Goldman points out that numerous stock indexes -- such as the ultra-influential S&P 500 -- have bowed to investor pressure and started to exclude multiple-class stocks from being components.

Exclusion means these businesses can't tap into the flood of money gushing into index funds, which can put them at a disadvantage. And a lower share price can have numerous bad knock-on effects related to financing and various fundamentals.

Yet dual-share structures are becoming much more prevalent. Thus far in 2019, according to Goldman, 17% of initial public offerings (IPOs) have been by companies that have an elite, super-voting share class. In 2012, that figure was only 7%.

Chewy is one of 2019's IPOs that have dual shares. The company is heavily weighed down by its 10-vote-per-share Class B stock, with an outstanding share count roughly seven times higher than that of the one-vote-to-a-customer Class A stock (as of the immediate post-IPO period).

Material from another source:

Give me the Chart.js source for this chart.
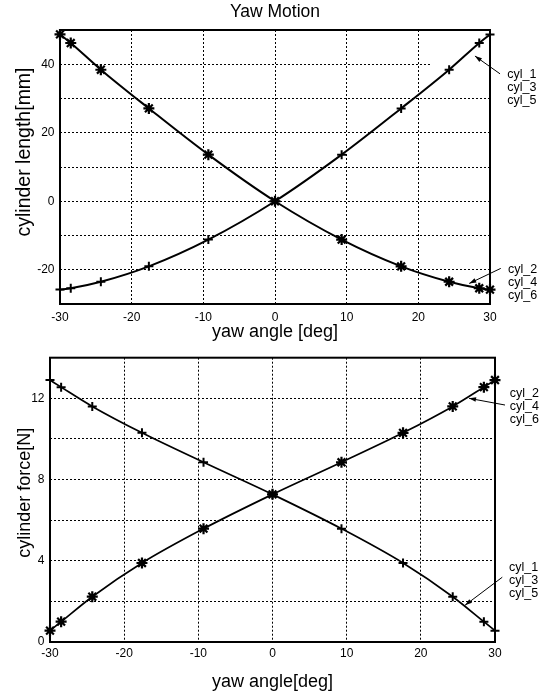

The debate about multiple-class stock structures is actually a fairly old one. Very roughly speaking, companies -- particularly in the tech sector -- support them, while investors do not. I tend to lean toward the latter opinion.

Aside from the dual-class stock issue, Chewy is also habitually unprofitable, despite encouraging revenue growth metrics and solid improvements in operational metrics. The company hasn't yet proven it can put a tighter leash on costs and flip to consistent profitability. So this price slide into bargain territory isn't enough to move the stock into "buy" territory.